Video: BOS@SJS: DeBrusk's impressive breakaway marker
Because it's just not just that the Bruins have had so many rookies in and out of the lineup this season. It's that they are relying on rookies night in and night out, on their top lines and in their top defensive pairings. They have been tested over and over, with another test coming against the reigning Stanley Cup winners, the Pittsburgh Penguins, in the 2017 Discover NHL Thanksgiving Showdown on Friday (1 p.m. ET; NBC).
This was all part of the plan. Sort of.
"We were hoping to create [internal competition] in the summer," Cassidy said, citing Anders Bjork, Heinen, DeBrusk, Kenny Agostino and Zach Senyshyn - all forwards -- as candidates for that competition. "It started that way and then with all of the injuries, now it's not internal to beyond the team, it's internally to who gets to play up and play the minutes because they're all in the lineup."

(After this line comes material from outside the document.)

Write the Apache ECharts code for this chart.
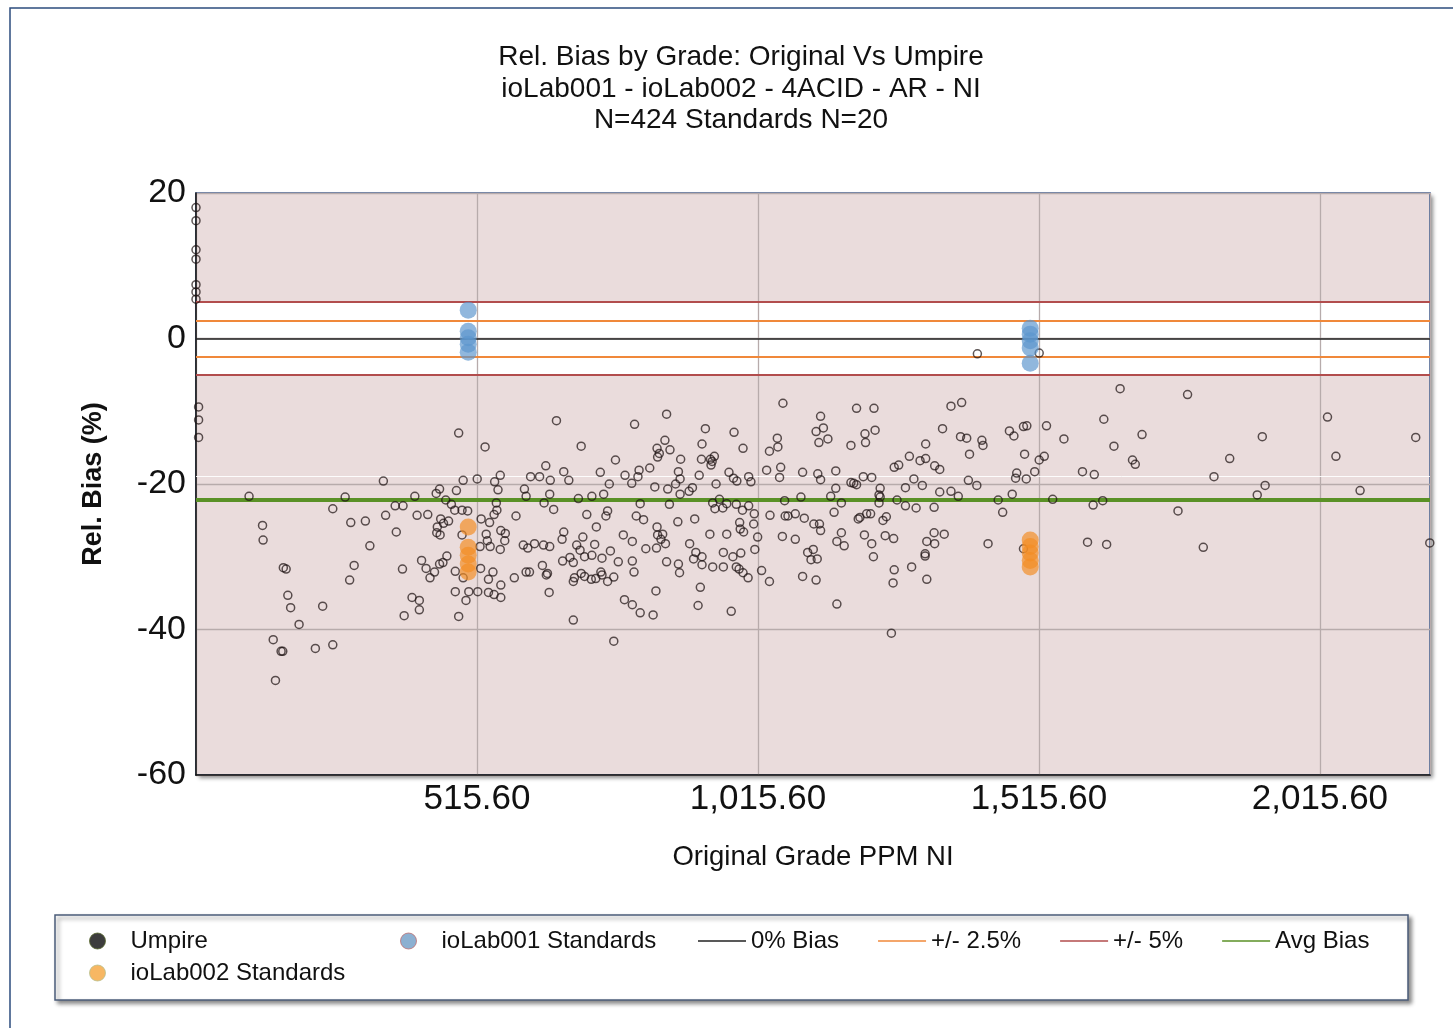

They have made the transition, all in a bunch. And they have relied on each other to make that transition, with groups of them living together, counting on each other. Defenseman Charlie McAvoy, the one guaranteed rookie to make the team out of training camp after his performance as a pinch hitter the Stanley Cup Playoffs last season, is rooming with Bjork, who is now also injured. Heinen, DeBrusk and Sean Kuraly also share an apartment. Agostino and Senyshyn are currently with Providence in the American Hockey League.
"I think maybe the young guys have gotten a little closer because we've been a group, going through the same things," McAvoy, 19, said. "It's nice when you have other people you can lean on that are feeling the same things that you're feeling, going through the same experiences.
Video: BOS@LAK: McAvoy beats Quick with nifty backhander
"I think we've come together and we've gotten pretty close over the first couple months here. I anticipate us becoming even closer as we go here."
Which is good, for them, and for the future of the Bruins, which has come quickly.
When the Bruins parted ways with former general manager Peter Chiarelli, now the GM of the Edmonton Oilers, part of the criticism of his time in Boston was a lack of draft picks that panned out. There was little in the system, little promise, even though the team had won a Stanley Cup and made a Stanley Cup Final in his time there.
But now some of those picks are blossoming, with Cehlarik, a third-round pick (No. 90) in the 2013 NHL Draft, Heinen, taken in the fourth round (No. 116) in the 2014 NHL Draft, and Bjork, a 2014 fifth-round pick (No. 146), all making impacts. Add to that picks that came out of the drafts since Don Sweeney became GM in May of 2015, like DeBrusk, the No. 14 pick in the 2015 NHL Draft and McAvoy, No. 14 in the 2016 NHL Draft, and there is hope. (And that doesn't even count 2014 first-round pick David Pastrnak (No. 25) and 2015 second-round pick Brandon Carlo (No. 37), both of whom are now established NHL players.)
Video: BOS@SJS: Cehlarik pots rebound for his first NHL goal
"I think this is something that the management has talked about for a while is that you have the Stanley Cup champions in here, so you have the guys that have been here and won before, and then you have the younger group of guys like myself and DeBrusk (age 21), Bjork (21), Heinen (22), you can go on," McAvoy said. "I think the direction this organization is going is something anyone can be excited about."
So, yes, the Bruins got young and got young fast, by necessity.
"We're hoping we're more dynamic, up-tempo team," Cassidy said. "We've added skill to the lineup. We feel it's more skill with the DeBrusk, Bjork, Peter's now in that mix, Charlie, obviously. So if you blend that with [David] Backes, [Bergeron], [Zdeno Chara ], McQuaid, [Kevan] Miller, the whole Bruins hard-to-play-against with the new way the game's going, that's how we'd like to be."
It's a mix, he said, of brawn and finesse. It's a mix of the team's past and its future.
And as for that game on Saturday, that day when, at the end of a difficult three-game West Coast swing, the Bruins rookies were the ones that pulled it out, that pulled the team up, that sent it home triumphant, that could be a turning point.
"Maybe this trip was the beginning of seeing [progress]," Cassidy said. "I don't want to speculate, but it could be. You always look back during the year at times where you go, wow, that was a defining moment where the team went north or the team goes south.
"We're hoping that's a defining moment for these younger guys, a tough environment, they did well. Hopefully it's a precursor to good things coming. I'm an optimist. That's the way I'm going to look at it."